RTMP runs in plain text on port 1935; RTMPS adds TLS on top, usually on 443 or 1936. OBS Studio supports both — RTMPS requires a valid certificate on the server (Let's Encrypt does the job) and stunnel or a TLS proxy in front, since the nginx-rtmp module does not speak TLS natively. For production exposed on the public internet, prefer RTMPS.

How much bandwidth do I need to stream 1080p60 from OBS?

With h.264 at a 6,000 kbps bitrate (Twitch's standard for 1080p60), you consume roughly 750 KB/s of sustained upload. Multiply by the number of viewers if the server has to redistribute — 10 concurrent 1080p60 viewers already mean 7.5 MB/s of outbound traffic. Size the VPS thinking about upload, not download.

Can I use the same RTMP server to record and rebroadcast at the same time?

Yes. The nginx-rtmp module lets you combine the `record` and `push` directives inside the same `application` — you record the stream to disk as FLV and simultaneously forward it to Twitch, YouTube or any other endpoint. This is useful for keeping a local backup of the broadcast at no extra OBS upload cost.

Why does my OBS live show 'failed to connect to server'?

Three common causes: port 1935 blocked by the VPS firewall (ufw or iptables), nginx-rtmp not listening on the public interface (check `ss -tlnp | grep 1935`), or the stream key has special characters that OBS escapes.
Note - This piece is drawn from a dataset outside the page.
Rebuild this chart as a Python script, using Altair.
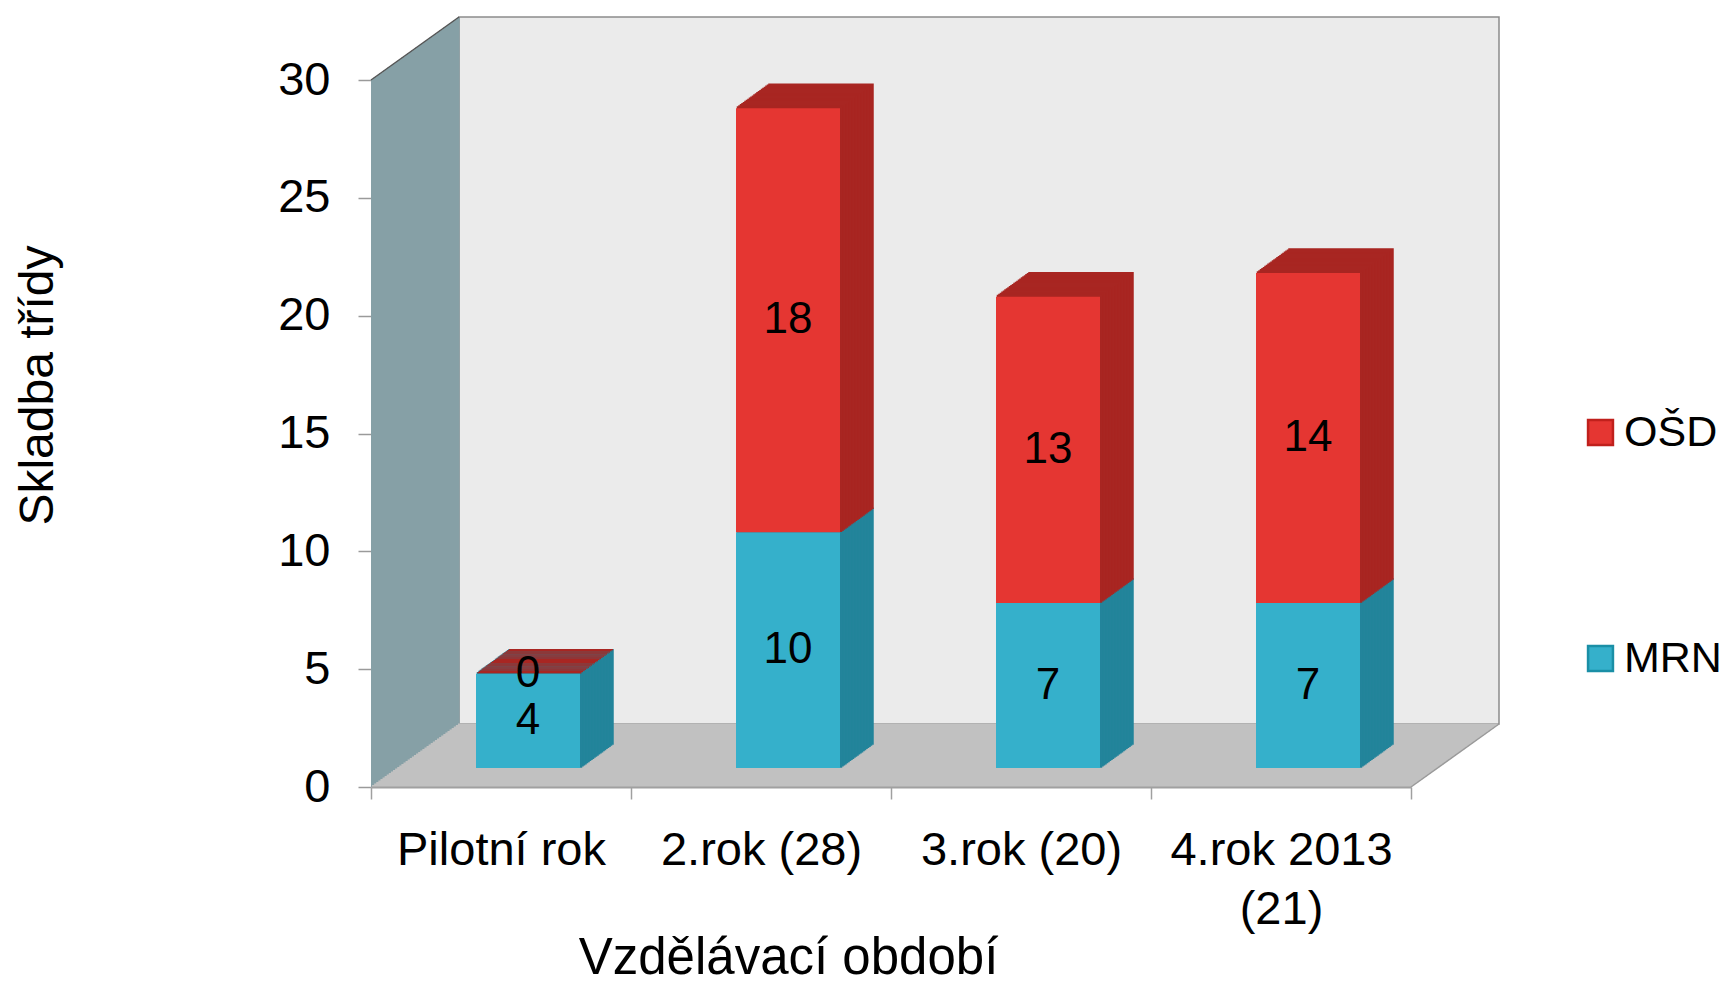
import altair as alt
import pandas as pd

# ---------------- data ----------------
categories = ["Pilotní rok", "2.rok (28)", "3.rok (20)", "4.rok 2013 (21)"]
series_names = ["OŠD", "MRN"]
mrn_values = [4, 10, 7, 7]
osd_values = [0, 18, 13, 14]
y_ticks = [0, 5, 10, 15, 20, 25, 30]

front_colors = ["#e53632", "#35b0cb"]   # OŠD, MRN
edge_colors = ["#c0201c", "#1a8fa6"]    # legend symbol borders
side_colors = {"OŠD": "#a82622", "MRN": "#23849b"}

rows = []
for i, c in enumerate(categories):
    rows.append({"cat": c, "series": "MRN", "value": mrn_values[i], "ord": 0})
    rows.append({"cat": c, "series": "OŠD", "value": osd_values[i], "ord": 1})
df = pd.DataFrame(rows)
one = pd.DataFrame({"d": [0]})

# ---------------- styling ----------------
FONT = "Liberation Sans"
W, H = 1040, 707
DX, DY = 88, 63        # depth of the walls
BX, BY = 27, 19        # front face of bars sits this deep
SX, SY = 33, 24        # depth of bars
BACK = "#ebebeb"
LEFT = "#86a0a6"
FLOOR = "#c1c1c1"

y_scale = alt.Scale(domain=[0, 30], nice=False, zero=True)
y_axis = alt.Axis(values=y_ticks, domain=False, grid=False, ticks=True, tickSize=13,
                  tickColor="#9a9a9a", tickWidth=1.5, labelFontSize=47, labelFont=FONT,
                  labelColor="black", labelPadding=28, titleFontSize=48, titleFont=FONT,
                  titleFontWeight="normal", titleColor="black", titlePadding=215,
                  titleY=305)
Y_TITLE = "Skladba třídy"

def yd(v):
    return alt.YDatum(v, type="quantitative", scale=y_scale, axis=y_axis, title=Y_TITLE)

def y2d(v):
    return alt.Y2Datum(v)

x_axis = alt.Axis(labelAngle=0, domain=True, domainColor="#a0a0a0", domainWidth=2,
                  ticks=True, tickBand="extent", tickSize=12, tickColor="#a0a0a0",
                  tickWidth=1.5, labelFontSize=47, labelFont=FONT, labelColor="black",
                  labelPadding=28, labelLineHeight=59, labelLimit=500,
                  labelExpr="length(datum.label) > 12 ? split(replace(datum.label, ' (', '|('), '|') : datum.label",
                  titleFontSize=51, titleFont=FONT, titleFontWeight="normal",
                  titleColor="black", titleBaseline="alphabetic", titleY=186,
                  titleX=417, zindex=1)
x_enc = alt.X("cat:N", sort=categories,
              scale=alt.Scale(paddingInner=0, paddingOuter=0),
              axis=x_axis, title="Vzdělávací období")

legend_def = alt.Legend(title=None, orient="none", legendX=1208, legendY=331,
                        symbolType="square", symbolSize=620, symbolStrokeWidth=2.5,
                        labelFontSize=43, labelFont=FONT, labelColor="black",
                        labelOffset=2, rowPadding=182, padding=0)
front_scale = alt.Scale(domain=series_names, range=front_colors)
edge_scale = alt.Scale(domain=series_names, range=edge_colors)
bar_w = alt.RelativeBandSize(0.4)

base = alt.Chart(df).transform_stack(
    stack="value", groupby=["cat"], as_=["y0", "y1"], sort=[alt.SortField("ord")]
)

layers = []

# legend carrier (hidden behind the back wall)
layers.append(base.mark_bar(width=bar_w, strokeWidth=2.5).encode(
    x=x_enc, y=yd(15), y2=y2d(15),
    color=alt.Color("series:N", scale=front_scale, legend=legend_def),
    stroke=alt.Stroke("series:N", scale=edge_scale, legend=legend_def),
))

# back wall
layers.append(alt.Chart(one).mark_rect(
    fill=BACK, stroke="#8c8c8c", strokeWidth=1.5,
    xOffset=DX, x2Offset=DX, yOffset=-DY, y2Offset=-DY
).encode(x=alt.value(0), x2=alt.value("width"), y=yd(30), y2=y2d(0)))

# left wall (stacked thin strips)
NL = 44
wl = DX / NL
for i in range(NL):
    sh = (i + 0.5) * wl * DY / DX
    layers.append(alt.Chart(one).mark_rect(
        fill=LEFT, yOffset=-sh
    ).encode(x=alt.value(i * wl), x2=alt.value((i + 1) * wl + 0.6), y=yd(30), y2=y2d(0)))

layers.append(alt.Chart(one).mark_rule(
    color="#555555", strokeWidth=1.5, y2Offset=-DY
).encode(x=alt.value(0), x2=alt.value(DX), y=yd(30), y2=y2d(30)))

# floor
NF = 42
hf = DY / NF
fx = DX / NF
for j in range(NF):
    layers.append(alt.Chart(one).mark_rect(
        fill=FLOOR, xOffset=(j + 0.5) * fx, x2Offset=(j + 0.5) * fx,
        yOffset=-j * hf, y2Offset=-(j + 1) * hf - 0.5
    ).encode(x=alt.value(0), x2=alt.value("width"), y=yd(0), y2=y2d(0)))

layers.append(alt.Chart(one).mark_rule(
    color="#9a9a9a", strokeWidth=1.5, x2Offset=DX, y2Offset=-DY
).encode(x=alt.value("width"), x2=alt.value("width"), y=yd(0), y2=y2d(0)))

# bar depth (side and top faces)
NB = 22
for k in range(NB, 0, -1):
    ox = BX + k * SX / NB
    oy = BY + k * SY / NB
    for s in ["MRN", "OŠD"]:
        layers.append(base.transform_filter(alt.datum.series == s).mark_bar(
            width=bar_w, fill=side_colors[s], stroke=side_colors[s], strokeWidth=1.5,
            xOffset=ox, x2Offset=ox, yOffset=-oy, y2Offset=-oy
        ).encode(
            x=x_enc,
            y=alt.Y("y0:Q", stack=None, scale=y_scale, axis=y_axis, title=Y_TITLE),
            y2="y1:Q",
        ))

# front faces
layers.append(base.mark_bar(
    width=bar_w, xOffset=BX, x2Offset=BX, yOffset=-BY, y2Offset=-BY
).encode(
    x=x_enc,
    y=alt.Y("y0:Q", stack=None, scale=y_scale, axis=y_axis, title=Y_TITLE),
    y2="y1:Q",
    color=alt.Color("series:N", scale=front_scale, legend=legend_def),
))

layers.append(base.transform_calculate(
    mid="(datum.y0 + datum.y1) / 2"
).mark_text(
    xOffset=BX, yOffset=-BY, fontSize=44, font=FONT, color="black"
).encode(
    x=x_enc,
    y=alt.Y("mid:Q", scale=y_scale, axis=y_axis, title=Y_TITLE),
    text=alt.Text("value:Q", format="d"),
))

chart = alt.layer(*layers).properties(
    width=W, height=H,
    autosize=alt.AutoSizeParams(type="none"),
    padding={"left": 363, "top": 72, "right": 316, "bottom": 196},
).configure_view(stroke=None).configure(background="white")

chart.save("out.html", embed_options={"renderer": "svg", "actions": False})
First test with `telnet IP 1935` from your machine — if it connects, the problem is the OBS configuration.

Can I deliver the live stream over HTML5 without Flash?

Yes, but raw RTMP does not run in modern browsers. The standard solution is to convert to HLS inside nginx itself — add `hls on; hls_path /tmp/hls;` to the RTMP application and serve the directory through an HTTP block. The player on your site uses hls.js or video.js pointing to the `.m3u8`. Latency rises from ~2s (RTMP) to ~10-20s (HLS), which is normal.

Does the stream key still need to be secret on a private server?

Yes. Anyone who has the stream key can publish content to your server if you do not restrict publishing by IP or token. Use the `allow publish` directive with specific IPs, or implement authentication via the `on_publish` callback to an HTTP endpoint that validates the token before accepting the stream.